Source code of charts
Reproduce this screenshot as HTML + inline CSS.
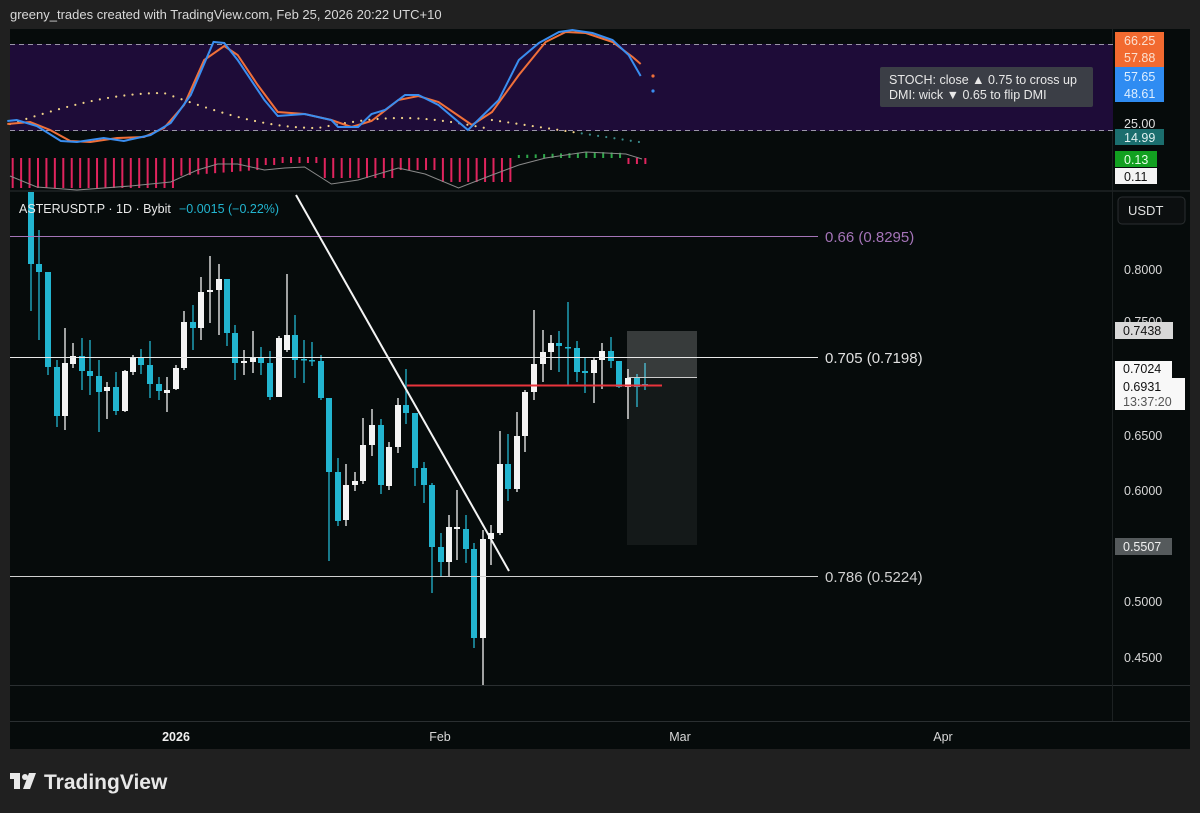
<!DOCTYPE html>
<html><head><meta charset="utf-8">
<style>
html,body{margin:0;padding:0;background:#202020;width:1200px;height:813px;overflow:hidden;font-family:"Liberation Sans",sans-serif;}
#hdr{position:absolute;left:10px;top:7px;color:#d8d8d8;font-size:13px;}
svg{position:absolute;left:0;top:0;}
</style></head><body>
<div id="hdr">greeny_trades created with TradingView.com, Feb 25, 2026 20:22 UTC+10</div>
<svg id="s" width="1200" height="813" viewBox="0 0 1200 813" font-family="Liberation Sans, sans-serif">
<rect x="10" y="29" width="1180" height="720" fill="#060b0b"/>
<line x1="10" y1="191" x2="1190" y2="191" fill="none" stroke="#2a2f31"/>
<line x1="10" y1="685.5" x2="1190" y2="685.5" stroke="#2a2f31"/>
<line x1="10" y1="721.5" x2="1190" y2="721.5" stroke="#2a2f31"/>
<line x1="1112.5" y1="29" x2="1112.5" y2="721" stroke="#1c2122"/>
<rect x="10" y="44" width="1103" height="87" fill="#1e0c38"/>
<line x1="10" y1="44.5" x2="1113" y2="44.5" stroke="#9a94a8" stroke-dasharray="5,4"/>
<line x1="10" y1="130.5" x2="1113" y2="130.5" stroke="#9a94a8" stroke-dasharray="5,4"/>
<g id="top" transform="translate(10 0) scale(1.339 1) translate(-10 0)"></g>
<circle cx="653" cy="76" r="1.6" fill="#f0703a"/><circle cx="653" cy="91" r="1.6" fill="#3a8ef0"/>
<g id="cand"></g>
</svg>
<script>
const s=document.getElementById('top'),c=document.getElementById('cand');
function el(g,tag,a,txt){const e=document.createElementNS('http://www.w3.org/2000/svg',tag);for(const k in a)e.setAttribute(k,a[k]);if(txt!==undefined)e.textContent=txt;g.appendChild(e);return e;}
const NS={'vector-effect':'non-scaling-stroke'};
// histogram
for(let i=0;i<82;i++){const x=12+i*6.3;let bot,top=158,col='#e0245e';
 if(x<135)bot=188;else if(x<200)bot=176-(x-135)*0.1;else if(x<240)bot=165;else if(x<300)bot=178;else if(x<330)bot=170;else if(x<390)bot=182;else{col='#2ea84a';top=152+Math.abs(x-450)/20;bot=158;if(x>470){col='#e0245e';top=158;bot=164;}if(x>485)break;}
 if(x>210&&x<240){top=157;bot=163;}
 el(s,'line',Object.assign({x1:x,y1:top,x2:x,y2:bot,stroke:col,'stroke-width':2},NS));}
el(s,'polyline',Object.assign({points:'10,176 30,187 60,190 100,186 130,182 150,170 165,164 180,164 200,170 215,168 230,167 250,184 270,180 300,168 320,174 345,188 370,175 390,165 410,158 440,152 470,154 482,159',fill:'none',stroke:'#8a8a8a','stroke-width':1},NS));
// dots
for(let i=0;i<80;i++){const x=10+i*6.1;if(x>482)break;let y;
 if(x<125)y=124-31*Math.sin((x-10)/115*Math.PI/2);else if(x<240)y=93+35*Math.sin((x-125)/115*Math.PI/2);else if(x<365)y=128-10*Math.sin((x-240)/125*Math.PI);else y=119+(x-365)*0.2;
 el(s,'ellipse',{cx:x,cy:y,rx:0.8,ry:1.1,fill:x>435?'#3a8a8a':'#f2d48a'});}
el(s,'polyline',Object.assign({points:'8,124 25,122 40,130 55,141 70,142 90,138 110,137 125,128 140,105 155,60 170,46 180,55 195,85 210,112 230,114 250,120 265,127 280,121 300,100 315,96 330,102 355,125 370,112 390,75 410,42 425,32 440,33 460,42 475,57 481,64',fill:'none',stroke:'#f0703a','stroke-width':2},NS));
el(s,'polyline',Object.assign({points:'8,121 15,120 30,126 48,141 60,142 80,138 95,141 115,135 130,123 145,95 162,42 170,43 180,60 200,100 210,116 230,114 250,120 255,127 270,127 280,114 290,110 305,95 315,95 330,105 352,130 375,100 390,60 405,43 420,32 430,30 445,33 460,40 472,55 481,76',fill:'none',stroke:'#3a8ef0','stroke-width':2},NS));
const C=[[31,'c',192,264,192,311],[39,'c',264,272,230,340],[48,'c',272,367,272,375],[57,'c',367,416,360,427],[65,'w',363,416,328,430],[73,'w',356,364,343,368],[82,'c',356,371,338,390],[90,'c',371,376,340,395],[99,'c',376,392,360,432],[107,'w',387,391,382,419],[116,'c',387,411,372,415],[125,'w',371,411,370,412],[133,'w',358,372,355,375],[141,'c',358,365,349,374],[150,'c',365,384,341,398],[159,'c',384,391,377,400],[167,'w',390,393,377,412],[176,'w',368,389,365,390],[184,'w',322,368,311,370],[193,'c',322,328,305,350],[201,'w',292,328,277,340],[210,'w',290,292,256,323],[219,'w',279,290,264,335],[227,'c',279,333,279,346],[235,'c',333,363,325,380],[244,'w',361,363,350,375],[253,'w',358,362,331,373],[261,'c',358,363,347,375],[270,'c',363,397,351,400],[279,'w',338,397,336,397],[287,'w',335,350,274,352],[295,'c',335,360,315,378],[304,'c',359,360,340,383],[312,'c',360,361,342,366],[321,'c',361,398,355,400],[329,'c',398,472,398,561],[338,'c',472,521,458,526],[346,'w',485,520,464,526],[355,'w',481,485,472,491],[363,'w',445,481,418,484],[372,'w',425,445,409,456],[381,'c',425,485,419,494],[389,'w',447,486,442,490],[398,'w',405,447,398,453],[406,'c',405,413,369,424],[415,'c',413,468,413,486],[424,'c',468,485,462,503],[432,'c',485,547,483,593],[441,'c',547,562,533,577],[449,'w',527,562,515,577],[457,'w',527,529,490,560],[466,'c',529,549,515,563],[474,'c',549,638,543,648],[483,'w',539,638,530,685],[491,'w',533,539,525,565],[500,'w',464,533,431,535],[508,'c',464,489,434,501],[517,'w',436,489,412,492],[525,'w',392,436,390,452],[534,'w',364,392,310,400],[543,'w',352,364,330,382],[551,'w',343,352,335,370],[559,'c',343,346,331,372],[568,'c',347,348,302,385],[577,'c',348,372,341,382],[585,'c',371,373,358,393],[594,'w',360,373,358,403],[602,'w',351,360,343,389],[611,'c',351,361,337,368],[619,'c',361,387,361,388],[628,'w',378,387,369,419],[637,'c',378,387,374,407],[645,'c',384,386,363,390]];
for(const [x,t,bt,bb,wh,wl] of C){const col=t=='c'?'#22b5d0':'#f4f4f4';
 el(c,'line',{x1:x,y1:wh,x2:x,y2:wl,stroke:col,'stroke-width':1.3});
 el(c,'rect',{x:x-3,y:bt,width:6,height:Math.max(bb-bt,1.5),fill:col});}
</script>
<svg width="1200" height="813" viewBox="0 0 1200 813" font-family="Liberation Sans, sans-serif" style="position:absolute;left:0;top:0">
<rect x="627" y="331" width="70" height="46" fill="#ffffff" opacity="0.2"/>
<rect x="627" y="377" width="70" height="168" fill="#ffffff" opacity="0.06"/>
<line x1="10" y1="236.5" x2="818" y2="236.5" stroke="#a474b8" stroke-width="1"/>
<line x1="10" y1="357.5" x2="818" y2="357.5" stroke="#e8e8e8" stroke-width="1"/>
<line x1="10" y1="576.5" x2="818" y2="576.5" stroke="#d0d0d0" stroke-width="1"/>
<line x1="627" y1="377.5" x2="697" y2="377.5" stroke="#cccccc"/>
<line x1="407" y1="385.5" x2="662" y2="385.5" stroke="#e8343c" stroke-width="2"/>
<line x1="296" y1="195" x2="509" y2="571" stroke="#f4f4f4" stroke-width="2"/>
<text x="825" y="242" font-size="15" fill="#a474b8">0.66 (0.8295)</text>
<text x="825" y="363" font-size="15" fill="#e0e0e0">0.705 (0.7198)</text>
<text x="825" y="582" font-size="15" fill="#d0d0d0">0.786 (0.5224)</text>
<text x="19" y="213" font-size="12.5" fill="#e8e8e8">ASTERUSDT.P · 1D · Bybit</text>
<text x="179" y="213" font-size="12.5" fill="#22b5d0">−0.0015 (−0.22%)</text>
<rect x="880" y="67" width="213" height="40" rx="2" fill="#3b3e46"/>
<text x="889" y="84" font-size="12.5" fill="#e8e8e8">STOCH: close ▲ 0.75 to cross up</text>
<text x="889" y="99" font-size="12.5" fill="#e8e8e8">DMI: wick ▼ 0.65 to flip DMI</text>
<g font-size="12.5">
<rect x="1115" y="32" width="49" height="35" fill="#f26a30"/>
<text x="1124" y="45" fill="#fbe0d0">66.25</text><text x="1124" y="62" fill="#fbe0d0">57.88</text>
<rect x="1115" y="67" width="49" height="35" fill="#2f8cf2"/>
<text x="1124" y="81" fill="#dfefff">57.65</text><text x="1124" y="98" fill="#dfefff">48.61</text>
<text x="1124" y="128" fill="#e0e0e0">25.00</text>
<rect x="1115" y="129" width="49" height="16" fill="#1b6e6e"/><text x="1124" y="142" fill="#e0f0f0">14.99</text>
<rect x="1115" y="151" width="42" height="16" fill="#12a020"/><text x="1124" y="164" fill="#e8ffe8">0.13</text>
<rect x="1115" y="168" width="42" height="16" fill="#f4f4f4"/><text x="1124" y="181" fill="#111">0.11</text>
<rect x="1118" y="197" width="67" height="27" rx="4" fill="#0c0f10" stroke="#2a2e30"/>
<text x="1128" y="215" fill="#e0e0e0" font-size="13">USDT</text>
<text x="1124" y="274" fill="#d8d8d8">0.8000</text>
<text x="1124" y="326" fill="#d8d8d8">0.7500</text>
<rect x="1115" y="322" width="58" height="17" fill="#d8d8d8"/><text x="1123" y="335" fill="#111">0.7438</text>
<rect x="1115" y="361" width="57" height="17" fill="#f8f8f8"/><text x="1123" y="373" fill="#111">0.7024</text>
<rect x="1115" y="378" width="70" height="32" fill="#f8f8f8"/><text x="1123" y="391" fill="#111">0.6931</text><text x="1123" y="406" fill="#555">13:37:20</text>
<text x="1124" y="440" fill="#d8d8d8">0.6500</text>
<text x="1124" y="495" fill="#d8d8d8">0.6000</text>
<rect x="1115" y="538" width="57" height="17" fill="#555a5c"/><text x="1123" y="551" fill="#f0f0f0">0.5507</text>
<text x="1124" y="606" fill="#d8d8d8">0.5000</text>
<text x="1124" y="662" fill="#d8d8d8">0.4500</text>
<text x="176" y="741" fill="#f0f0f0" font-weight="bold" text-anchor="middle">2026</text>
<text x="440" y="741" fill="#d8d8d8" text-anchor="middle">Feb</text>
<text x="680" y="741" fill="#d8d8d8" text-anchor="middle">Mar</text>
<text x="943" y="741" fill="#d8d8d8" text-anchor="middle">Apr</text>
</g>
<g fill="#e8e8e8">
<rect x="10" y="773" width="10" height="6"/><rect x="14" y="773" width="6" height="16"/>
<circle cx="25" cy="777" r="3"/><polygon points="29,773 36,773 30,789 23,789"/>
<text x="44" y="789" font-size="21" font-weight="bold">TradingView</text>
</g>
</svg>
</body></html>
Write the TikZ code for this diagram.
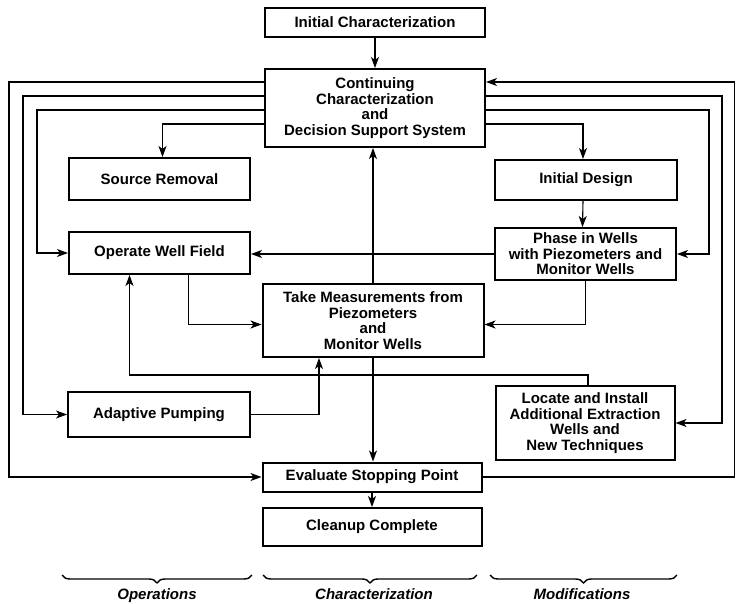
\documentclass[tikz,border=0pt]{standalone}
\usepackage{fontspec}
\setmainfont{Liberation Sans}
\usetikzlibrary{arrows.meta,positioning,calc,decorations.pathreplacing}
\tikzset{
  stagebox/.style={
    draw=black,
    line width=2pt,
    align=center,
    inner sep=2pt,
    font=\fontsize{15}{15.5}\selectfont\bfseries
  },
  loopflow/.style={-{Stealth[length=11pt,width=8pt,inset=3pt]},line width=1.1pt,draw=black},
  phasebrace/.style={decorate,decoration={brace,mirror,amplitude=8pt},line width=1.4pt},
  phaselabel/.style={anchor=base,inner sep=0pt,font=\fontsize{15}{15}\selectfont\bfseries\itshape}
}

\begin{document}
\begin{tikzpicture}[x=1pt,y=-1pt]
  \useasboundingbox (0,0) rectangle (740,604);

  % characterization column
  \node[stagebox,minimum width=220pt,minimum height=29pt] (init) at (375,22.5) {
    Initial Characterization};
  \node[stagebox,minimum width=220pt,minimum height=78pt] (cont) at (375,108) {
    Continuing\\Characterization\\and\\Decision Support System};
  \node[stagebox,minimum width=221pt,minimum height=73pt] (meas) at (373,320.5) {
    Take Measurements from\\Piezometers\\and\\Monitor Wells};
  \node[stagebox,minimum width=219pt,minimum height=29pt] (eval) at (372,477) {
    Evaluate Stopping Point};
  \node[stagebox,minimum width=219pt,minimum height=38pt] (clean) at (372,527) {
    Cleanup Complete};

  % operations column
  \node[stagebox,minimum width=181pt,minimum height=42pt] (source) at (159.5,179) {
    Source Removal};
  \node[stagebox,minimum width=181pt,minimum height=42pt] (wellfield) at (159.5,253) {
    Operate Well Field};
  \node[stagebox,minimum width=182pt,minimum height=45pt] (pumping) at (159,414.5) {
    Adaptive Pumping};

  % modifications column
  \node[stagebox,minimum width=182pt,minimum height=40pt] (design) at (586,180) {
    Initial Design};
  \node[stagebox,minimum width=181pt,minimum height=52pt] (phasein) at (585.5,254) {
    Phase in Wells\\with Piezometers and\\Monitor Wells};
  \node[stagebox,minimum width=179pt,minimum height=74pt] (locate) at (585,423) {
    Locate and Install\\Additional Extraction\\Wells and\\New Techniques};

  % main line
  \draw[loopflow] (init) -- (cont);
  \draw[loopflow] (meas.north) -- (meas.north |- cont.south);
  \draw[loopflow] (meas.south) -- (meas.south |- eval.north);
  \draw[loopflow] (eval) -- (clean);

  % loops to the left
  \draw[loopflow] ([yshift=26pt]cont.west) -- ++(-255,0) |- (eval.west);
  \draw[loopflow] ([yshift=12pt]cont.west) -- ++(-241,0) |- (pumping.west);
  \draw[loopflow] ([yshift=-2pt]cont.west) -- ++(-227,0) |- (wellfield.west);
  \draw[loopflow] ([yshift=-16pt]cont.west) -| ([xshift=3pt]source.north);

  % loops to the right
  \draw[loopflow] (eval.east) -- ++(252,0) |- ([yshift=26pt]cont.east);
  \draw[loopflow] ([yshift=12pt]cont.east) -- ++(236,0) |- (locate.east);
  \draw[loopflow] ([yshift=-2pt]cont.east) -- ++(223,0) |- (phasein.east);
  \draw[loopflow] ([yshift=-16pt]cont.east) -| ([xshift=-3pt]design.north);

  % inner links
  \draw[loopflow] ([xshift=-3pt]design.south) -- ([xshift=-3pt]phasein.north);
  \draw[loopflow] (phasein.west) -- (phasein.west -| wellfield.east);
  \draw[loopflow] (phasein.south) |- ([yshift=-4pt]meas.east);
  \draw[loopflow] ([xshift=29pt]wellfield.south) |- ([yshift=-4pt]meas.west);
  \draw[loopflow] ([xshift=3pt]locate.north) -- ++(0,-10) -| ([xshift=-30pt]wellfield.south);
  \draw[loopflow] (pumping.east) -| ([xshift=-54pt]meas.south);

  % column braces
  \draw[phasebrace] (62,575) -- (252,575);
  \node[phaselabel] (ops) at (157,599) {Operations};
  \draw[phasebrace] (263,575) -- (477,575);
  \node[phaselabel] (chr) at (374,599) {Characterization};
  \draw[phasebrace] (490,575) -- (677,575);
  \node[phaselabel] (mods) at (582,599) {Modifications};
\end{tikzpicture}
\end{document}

> _AIM_
Within the data above, pick out all lines holding the word "this".

> _COMPLETE OUTPUT_
Reproduce this screenshot as HTML + inline CSS.
Write the TikZ code for this diagram.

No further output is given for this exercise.